• **Records for this exercise**:
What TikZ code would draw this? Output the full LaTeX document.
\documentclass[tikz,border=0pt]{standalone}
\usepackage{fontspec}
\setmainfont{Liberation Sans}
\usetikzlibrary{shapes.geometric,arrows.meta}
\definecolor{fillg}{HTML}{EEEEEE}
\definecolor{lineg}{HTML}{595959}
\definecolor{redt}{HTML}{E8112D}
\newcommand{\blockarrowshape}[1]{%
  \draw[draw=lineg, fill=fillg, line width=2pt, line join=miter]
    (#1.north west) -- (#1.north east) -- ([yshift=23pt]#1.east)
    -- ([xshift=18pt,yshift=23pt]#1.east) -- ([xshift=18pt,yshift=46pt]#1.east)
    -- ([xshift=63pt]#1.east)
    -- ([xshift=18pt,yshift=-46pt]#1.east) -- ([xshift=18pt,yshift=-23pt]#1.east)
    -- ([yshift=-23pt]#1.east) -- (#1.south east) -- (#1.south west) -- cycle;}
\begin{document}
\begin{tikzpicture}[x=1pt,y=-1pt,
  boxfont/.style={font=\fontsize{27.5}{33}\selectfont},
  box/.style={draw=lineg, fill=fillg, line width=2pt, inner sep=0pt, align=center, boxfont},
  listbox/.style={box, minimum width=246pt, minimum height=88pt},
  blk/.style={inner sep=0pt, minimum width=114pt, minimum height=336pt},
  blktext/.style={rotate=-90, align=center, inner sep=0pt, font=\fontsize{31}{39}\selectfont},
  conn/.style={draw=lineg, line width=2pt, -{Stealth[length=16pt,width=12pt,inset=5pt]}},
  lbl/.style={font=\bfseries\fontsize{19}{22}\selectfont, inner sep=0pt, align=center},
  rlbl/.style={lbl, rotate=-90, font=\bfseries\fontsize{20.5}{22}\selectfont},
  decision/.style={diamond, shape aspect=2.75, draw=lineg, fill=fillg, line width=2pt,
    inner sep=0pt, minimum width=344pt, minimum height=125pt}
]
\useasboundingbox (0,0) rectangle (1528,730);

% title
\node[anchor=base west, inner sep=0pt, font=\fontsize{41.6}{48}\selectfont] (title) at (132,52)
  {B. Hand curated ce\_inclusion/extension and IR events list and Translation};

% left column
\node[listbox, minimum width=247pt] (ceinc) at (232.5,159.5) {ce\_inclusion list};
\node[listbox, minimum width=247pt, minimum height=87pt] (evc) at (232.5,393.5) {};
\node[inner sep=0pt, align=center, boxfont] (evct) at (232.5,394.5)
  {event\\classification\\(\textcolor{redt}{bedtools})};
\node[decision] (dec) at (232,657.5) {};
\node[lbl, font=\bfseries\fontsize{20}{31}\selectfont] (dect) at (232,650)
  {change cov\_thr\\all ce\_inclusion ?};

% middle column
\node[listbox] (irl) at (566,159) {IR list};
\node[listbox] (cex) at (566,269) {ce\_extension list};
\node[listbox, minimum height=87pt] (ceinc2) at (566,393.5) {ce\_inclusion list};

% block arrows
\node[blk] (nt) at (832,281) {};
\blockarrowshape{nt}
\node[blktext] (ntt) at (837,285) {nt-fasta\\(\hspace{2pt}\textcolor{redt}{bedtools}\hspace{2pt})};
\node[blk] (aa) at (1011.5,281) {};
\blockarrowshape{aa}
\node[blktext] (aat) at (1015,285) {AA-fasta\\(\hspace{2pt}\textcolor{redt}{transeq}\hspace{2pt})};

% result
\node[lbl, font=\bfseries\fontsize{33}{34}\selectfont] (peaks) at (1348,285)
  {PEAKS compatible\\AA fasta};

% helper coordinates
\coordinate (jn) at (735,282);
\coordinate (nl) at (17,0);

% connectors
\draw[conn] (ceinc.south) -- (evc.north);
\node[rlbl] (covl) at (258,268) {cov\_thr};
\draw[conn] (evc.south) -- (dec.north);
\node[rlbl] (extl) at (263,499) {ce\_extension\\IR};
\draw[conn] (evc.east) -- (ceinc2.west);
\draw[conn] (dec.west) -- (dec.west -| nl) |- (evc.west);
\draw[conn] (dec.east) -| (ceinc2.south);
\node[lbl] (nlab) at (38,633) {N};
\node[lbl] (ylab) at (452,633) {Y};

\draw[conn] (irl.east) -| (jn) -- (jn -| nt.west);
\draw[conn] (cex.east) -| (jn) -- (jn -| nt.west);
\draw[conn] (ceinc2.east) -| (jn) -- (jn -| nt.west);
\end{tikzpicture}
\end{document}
---
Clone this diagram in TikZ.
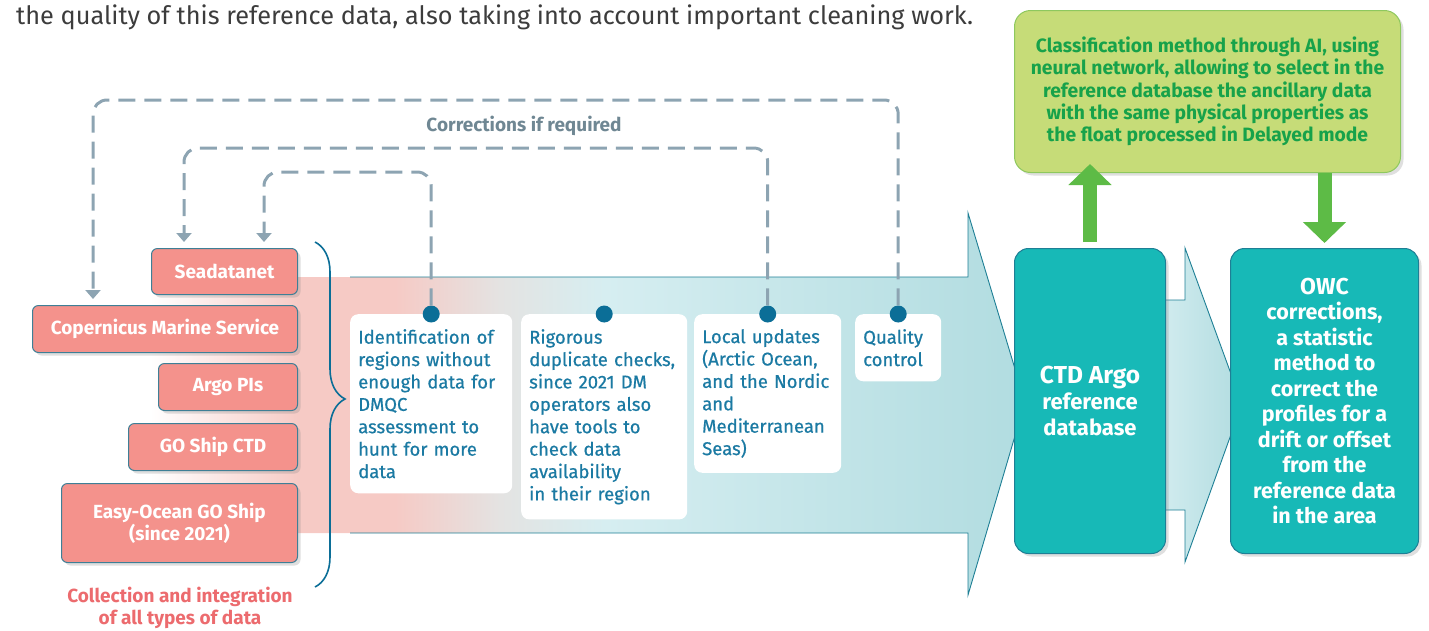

• **The task**: Nothing outside the span should appear: copy exactly from the line with "What TikZ code" through the line with "(0,0) rectangle (1528,730);".

• **Result of the task**:
What TikZ code would draw this? Output the full LaTeX document.
\documentclass[tikz,border=0pt]{standalone}
\usepackage{fontspec}
\setmainfont{Liberation Sans}
\usetikzlibrary{shapes.geometric,arrows.meta}
\definecolor{fillg}{HTML}{EEEEEE}
\definecolor{lineg}{HTML}{595959}
\definecolor{redt}{HTML}{E8112D}
\newcommand{\blockarrowshape}[1]{%
  \draw[draw=lineg, fill=fillg, line width=2pt, line join=miter]
    (#1.north west) -- (#1.north east) -- ([yshift=23pt]#1.east)
    -- ([xshift=18pt,yshift=23pt]#1.east) -- ([xshift=18pt,yshift=46pt]#1.east)
    -- ([xshift=63pt]#1.east)
    -- ([xshift=18pt,yshift=-46pt]#1.east) -- ([xshift=18pt,yshift=-23pt]#1.east)
    -- ([yshift=-23pt]#1.east) -- (#1.south east) -- (#1.south west) -- cycle;}
\begin{document}
\begin{tikzpicture}[x=1pt,y=-1pt,
  boxfont/.style={font=\fontsize{27.5}{33}\selectfont},
  box/.style={draw=lineg, fill=fillg, line width=2pt, inner sep=0pt, align=center, boxfont},
  listbox/.style={box, minimum width=246pt, minimum height=88pt},
  blk/.style={inner sep=0pt, minimum width=114pt, minimum height=336pt},
  blktext/.style={rotate=-90, align=center, inner sep=0pt, font=\fontsize{31}{39}\selectfont},
  conn/.style={draw=lineg, line width=2pt, -{Stealth[length=16pt,width=12pt,inset=5pt]}},
  lbl/.style={font=\bfseries\fontsize{19}{22}\selectfont, inner sep=0pt, align=center},
  rlbl/.style={lbl, rotate=-90, font=\bfseries\fontsize{20.5}{22}\selectfont},
  decision/.style={diamond, shape aspect=2.75, draw=lineg, fill=fillg, line width=2pt,
    inner sep=0pt, minimum width=344pt, minimum height=125pt}
]
\useasboundingbox (0,0) rectangle (1528,730);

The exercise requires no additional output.